After the war, the city was known as "borgo rosso" since the high percentage of vote given to Communist party.

==Villa of Caius Olius Ampliatus==

The entrance has two lintels that still bear the signs of the hinges of a double-leaf door, closed at night by a horizontal iron rod. The road which this gate faced was the confluence of those from Herculaneum and Nola.

There was a large dining room with a window overlooking Mount Vesuvius, while behind it was an internal vegetable or decorative garden.

A central portico divided the residential area from the productive one where it met the oletum, the area for pressing olives, as evidenced by the remains of a millstone. The farmyard overlooked a large field that, at the time of the eruption, was probably used as a pasture or had been damaged due to the numerous earthquakes before the eruption.

The pistrinum was rather small and contained an oven, suitable for baking bread only for the family, and a millstone in volcanic stone formed in the lower part by a conical part below and in the upper part by a biconical part where the grain was inserted to be ground.

The wine cellar, which in ancient times had a roof, includes numerous dolia, terracotta containers of various sizes designed to ferment the wine and in such a number that the presence of a vineyard can also be hypothesised.

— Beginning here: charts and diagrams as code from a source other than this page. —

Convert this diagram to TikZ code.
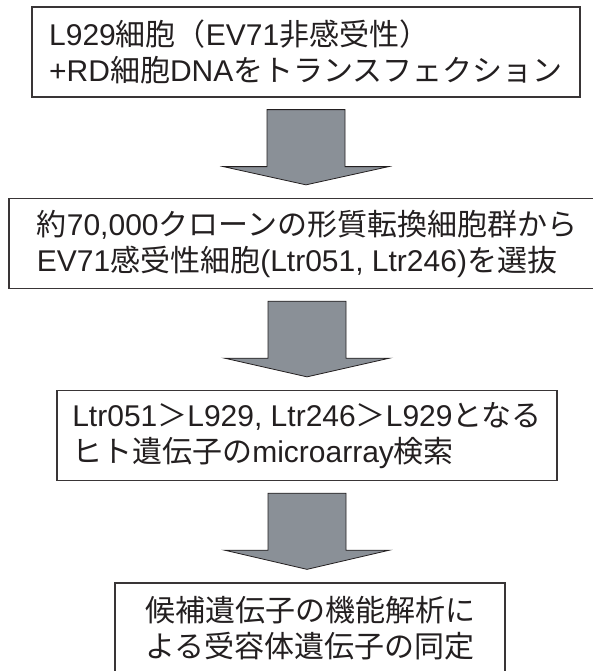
\documentclass[tikz,border=0pt]{standalone}
\usepackage{fontspec}
\setmainfont{Liberation Sans}
\newfontfamily\jp{Noto Sans CJK JP}
\usetikzlibrary{calc}
\newcommand{\J}[1]{{\jp #1}}
\definecolor{arrowgray}{RGB}{138,144,151}
\definecolor{inkc}{RGB}{35,31,32}
\begin{document}
\begin{tikzpicture}[x=1pt,y=-1pt,
  box/.style={draw=inkc!90, line width=1.3pt, inner sep=0pt, align=left,
    text=inkc, font=\fontsize{30}{36}\selectfont, minimum height=90pt},
  blockarrow/.style={fill=arrowgray, draw=inkc, line width=0.8pt, line join=miter}]
\useasboundingbox (0,0) rectangle (593,671);
\clip (0,0) rectangle (593,671);
\node[box, minimum width=548pt] (b1) at (306,52)
  {L929\J{細胞（}EV71\J{非感受性）}\\+RD\J{細胞}DNA\J{をトランスフェクション}};
\node[box, minimum width=596pt] (b2) at (307,243.5)
  {\J{約}70,000\J{クローンの形質転換細胞群から}\\EV71\J{感受性細胞}(Ltr051, Ltr246)\J{を選抜}};
\node[box, minimum width=500pt] (b3) at (307,435.5)
  {Ltr051\J{＞}L929, Ltr246\J{＞}L929\J{となる}\\\J{ヒト遺伝子の}microarray\J{検索}};
\node[box, minimum width=390pt] (b4) at (310,628)
  {\J{候補遺伝子の機能解析に}\\\J{よる受容体遺伝子の同定}};
\foreach \a/\b in {b1/b2,b2/b3,b3/b4}{
  \coordinate (tip-\a) at ($(\b.north -| \a.south)+(0,-13)$);
  \draw[blockarrow] ($(\a.south)+(-39,12)$) -- ($(\a.south)+(39,12)$)
    -- ($(\a.south)+(39,69)$) -- ($(\a.south)+(82.5,69)$) -- (tip-\a)
    -- ($(\a.south)+(-82.5,69)$) -- ($(\a.south)+(-39,69)$) -- cycle;
}
\end{tikzpicture}
\end{document}
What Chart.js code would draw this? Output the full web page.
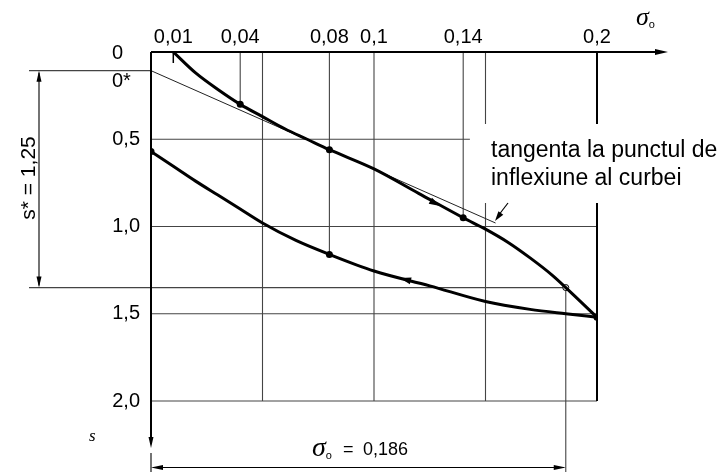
<!DOCTYPE html>
<html lang="ro">
<head>
  <meta charset="UTF-8">
  <title>Curba s - sigma0</title>
  <script src="https://cdn.jsdelivr.net/npm/chart.js"></script>
  <style>
    html, body { margin: 0; padding: 0; background: #fff; }
    canvas { display: block; }
  </style>
</head>
<body>
  <canvas id="chart" width="728" height="472"></canvas>

  <script>
    // curba de incarcare (sus)
    const sigmaUp = [0.01, 0.02, 0.03, 0.04, 0.05, 0.06, 0.07, 0.08, 0.1, 0.12, 0.14, 0.15, 0.16, 0.17, 0.18, 0.186, 0.2];
    const sUp     = [0, 0.12, 0.215, 0.30, 0.37, 0.44, 0.50, 0.56, 0.67, 0.81, 0.95, 1.015, 1.09, 1.18, 1.28, 1.35, 1.52];
    // curba de descarcare (jos)
    const sigmaDown = [0, 0.01, 0.02, 0.03, 0.04, 0.05, 0.065, 0.08, 0.1, 0.125, 0.15, 0.17, 0.186, 0.2];
    const sDown     = [0.57, 0.655, 0.74, 0.82, 0.90, 0.98, 1.08, 1.16, 1.255, 1.34, 1.43, 1.475, 1.50, 1.52];
    // puncte marcate
    const markUp = [0.04, 0.08, 0.14, 0.2];
    const markDown = [0, 0.08];
    const openMark = 0.186;
    // tangenta la punctul de inflexiune
    const tangentSigma = [0, 0.1545];
    const tangentS = [0.107, 0.98];
    // axe
    const xTicks = [0.01, 0.04, 0.08, 0.1, 0.14, 0.2];
    const yTicks = [0.5, 1.0, 1.5, 2.0];
    const gridX = [0.05, 0.1, 0.15];
    const gridY = [1.0, 1.5, 2.0];
    const sStar0 = 0.107, sStarEnd = 1.35, sigmaStar = 0.186;

    const FONT = "'Liberation Sans', Arial, sans-serif";
    const SERIF = "'Liberation Serif', 'Times New Roman', serif";

    const fmtX = v => String(v).replace('.', ',');
    const fmtY = v => v.toFixed(1).replace('.', ',');

    function arrowHead(ctx, x, y, ang, len, half) {
      ctx.save();
      ctx.translate(x, y);
      ctx.rotate(ang);
      ctx.beginPath();
      ctx.moveTo(0, 0);
      ctx.lineTo(-len, -half);
      ctx.lineTo(-len, half);
      ctx.closePath();
      ctx.fill();
      ctx.restore();
    }

    function line(ctx, x1, y1, x2, y2) {
      ctx.beginPath();
      ctx.moveTo(x1, y1);
      ctx.lineTo(x2, y2);
      ctx.stroke();
    }

    // sigma cu indice o
    function sigmaO(ctx, x, y, size) {
      ctx.font = 'italic ' + size + 'px ' + SERIF;
      ctx.fillText('\u03c3', x, y);
      const w = ctx.measureText('\u03c3').width;
      ctx.font = '11px ' + FONT;
      ctx.fillText('o', x + w, y + 3);
    }

    const decor = {
      id: 'decor',
      beforeDatasetsDraw(chart) {
        const { ctx, scales: { x, y } } = chart;
        const X = v => x.getPixelForValue(v), Y = v => y.getPixelForValue(v);
        ctx.save();
        ctx.strokeStyle = '#444';
        ctx.lineWidth = 1.1;
        // linii de grila
        line(ctx, X(0), Y(0.5), X(0.143), Y(0.5));
        gridY.forEach(v => line(ctx, X(0), Y(v), X(0.2), Y(v)));
        gridX.forEach(v => line(ctx, X(v), Y(0), X(v), Y(2)));
        line(ctx, X(0.04), Y(0), X(0.04), Y(0.30));
        line(ctx, X(0.14), Y(0), X(0.14), Y(0.95));
        line(ctx, X(0.08), Y(0), X(0.08), Y(1.16));
        line(ctx, X(sigmaStar), Y(sStarEnd), X(sigmaStar), 472);
        // linii ajutatoare s*
        line(ctx, 29, Y(sStar0), X(0), Y(sStar0));
        line(ctx, 29, Y(sStarEnd), X(sigmaStar), Y(sStarEnd));
        // marginea 0,2
        ctx.strokeStyle = '#000';
        ctx.lineWidth = 2;
        line(ctx, X(0.2), Y(0), X(0.2), Y(2));
        // fundal text
        ctx.fillStyle = '#fff';
        ctx.fillRect(470, 124, 258, 79);
        ctx.fillStyle = '#000';
        ctx.font = '23px ' + FONT;
        ctx.textBaseline = 'alphabetic';
        ctx.fillText('tangenta la punctul de', 491, 157);
        ctx.fillText('inflexiune al curbei', 491, 185);
        ctx.restore();
      },
      afterDatasetsDraw(chart) {
        const { ctx, scales: { x, y } } = chart;
        const X = v => x.getPixelForValue(v), Y = v => y.getPixelForValue(v);
        ctx.save();
        ctx.strokeStyle = '#000';
        ctx.fillStyle = '#000';
        // axa sigma0 (sus)
        ctx.lineWidth = 2;
        line(ctx, X(0), Y(0), 660, Y(0));
        arrowHead(ctx, 668, Y(0), 0, 13, 3);
        // axa s (stanga)
        line(ctx, X(0), Y(0), X(0), 440);
        arrowHead(ctx, X(0), 448, Math.PI / 2, 11, 2.5);
        ctx.lineWidth = 1.1;
        line(ctx, X(0), 453, X(0), 472);
        // cota s*
        line(ctx, 39, Y(sStar0) + 2, 39, Y(sStarEnd) - 2);
        arrowHead(ctx, 39, Y(sStar0), -Math.PI / 2, 11, 2.5);
        arrowHead(ctx, 39, Y(sStarEnd), Math.PI / 2, 11, 2.5);
        // cota sigma0 = 0,186
        line(ctx, X(0) + 2, 467.5, X(sigmaStar) - 2, 467.5);
        arrowHead(ctx, X(0), 467.5, Math.PI, 12, 2.5);
        arrowHead(ctx, X(sigmaStar), 467.5, 0, 12, 2.5);
        // sageti pe curbe
        const dir = (a, b) => Math.atan2(Y(b[1]) - Y(a[1]), X(b[0]) - X(a[0]));
        arrowHead(ctx, X(0.1296), Y(0.883), dir([0.12, 0.81], [0.14, 0.95]), 11, 3.5);
        arrowHead(ctx, X(0.1117), Y(1.295), dir([0.125, 1.34], [0.1, 1.255]), 11, 3.5);
        // capat curba sus
        ctx.lineWidth = 1.5;
        line(ctx, X(0.01), Y(0) + 1, X(0.01), Y(0) + 11);
        // indicator tangenta
        ctx.lineWidth = 1.2;
        line(ctx, 508, 203, 498, 216);
        arrowHead(ctx, 495, 221, Math.atan2(18, -13), 10, 3);
        // etichete
        ctx.font = '20px ' + FONT;
        ctx.textAlign = 'left';
        ctx.textBaseline = 'middle';
        ctx.fillText('0', 112, Y(0) + 1);
        ctx.fillText('0*', 112, Y(sStar0) + 11);
        ctx.textBaseline = 'alphabetic';
        sigmaO(ctx, 636, 25, 26);
        // sigma0 = 0,186
        sigmaO(ctx, 312, 456, 28);
        ctx.font = '18px ' + FONT;
        ctx.fillText('=', 343, 455);
        ctx.fillText('0,186', 363, 455);
        // s
        ctx.font = 'italic 17px ' + SERIF;
        ctx.fillText('s', 89, 441);
        // s* = 1,25
        ctx.save();
        ctx.translate(35, 178);
        ctx.rotate(-Math.PI / 2);
        ctx.textAlign = 'center';
        ctx.font = '21px ' + FONT;
        ctx.fillText('s* = 1,25', 0, 0);
        ctx.restore();
        ctx.restore();
      }
    };

    const radiusFor = marks => c => (c.raw && marks.includes(c.raw.x)) ? 3.5 : 0;

    new Chart(document.getElementById('chart'), {
      type: 'scatter',
      data: {
        datasets: [
          {
            data: sigmaUp.map((v, i) => ({ x: v, y: sUp[i] })),
            showLine: true,
            borderColor: '#000',
            borderWidth: 3,
            cubicInterpolationMode: 'monotone',
            pointRadius: radiusFor(markUp),
            pointBackgroundColor: '#000',
            pointBorderWidth: 0
          },
          {
            data: sigmaDown.map((v, i) => ({ x: v, y: sDown[i] })),
            showLine: true,
            borderColor: '#000',
            borderWidth: 3,
            cubicInterpolationMode: 'monotone',
            pointRadius: radiusFor(markDown),
            pointBackgroundColor: '#000',
            pointBorderWidth: 0
          },
          {
            data: tangentSigma.map((v, i) => ({ x: v, y: tangentS[i] })),
            showLine: true,
            borderColor: '#222',
            borderWidth: 1,
            pointRadius: 0
          },
          {
            data: [{ x: openMark, y: sUp[sigmaUp.indexOf(openMark)] }],
            pointRadius: 3,
            pointBackgroundColor: '#fff',
            pointBorderColor: '#000',
            pointBorderWidth: 1
          }
        ]
      },
      options: {
        responsive: false,
        animation: false,
        devicePixelRatio: 1,
        layout: { padding: { left: 0, right: 131, top: 0, bottom: 71 } },
        plugins: { legend: { display: false }, tooltip: { enabled: false } },
        scales: {
          x: {
            type: 'linear',
            position: 'top',
            min: 0,
            max: 0.2,
            afterBuildTicks: s => { s.ticks = xTicks.map(v => ({ value: v })); },
            afterFit: s => { s.height = 52; },
            grid: { display: false, drawTicks: false },
            border: { display: false },
            ticks: {
              color: '#000',
              font: { family: FONT, size: 20 },
              padding: 3,
              maxRotation: 0,
              autoSkip: false,
              callback: v => fmtX(v)
            }
          },
          y: {
            type: 'linear',
            reverse: true,
            min: 0,
            max: 2,
            afterBuildTicks: s => { s.ticks = yTicks.map(v => ({ value: v })); },
            afterFit: s => { s.width = 151; },
            grid: { display: false, drawTicks: false },
            border: { display: false },
            ticks: {
              color: '#000',
              font: { family: FONT, size: 20 },
              padding: 11,
              autoSkip: false,
              callback: v => fmtY(v)
            }
          }
        }
      },
      plugins: [decor]
    });
  </script>
</body>
</html>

==Feast of Madonna della Neve==
Ponticelli is also famous for a religious feast: the Feast of Madonna della Neve. It is celebrated on August fifth because it is said that in 1988 it snowed on that day. It incorporates a wagon with a statue of the Madonna on it; every fifty years people put the golden Madonna on a wagon. Many people do it for a sense of devotion, while others take part in the feast only to have visibility in the suburb. The procession of the wagon happens on the first Sunday after the fifth of August; if the fifth of August happens on a Sunday, the procession is on that day.
During the festivity day, the wagon goes around Ponticelli to bless all the families and all the houses. When the Madonna arrives back at the church, people listen to mass and then sing a song called "Goodnight Mary", during which people wave white napkins as a mark of respect for the Madonna.

==Murales Park==
Ponticelli is an inner city area, but there are a lot of people who try to raise up the quartier. In particular, there are some murals which depict social and cultural problems, like O scior cchiù felice made by Fabio Petani or Ael. Tutt'egual song 'e criature made by Jorit.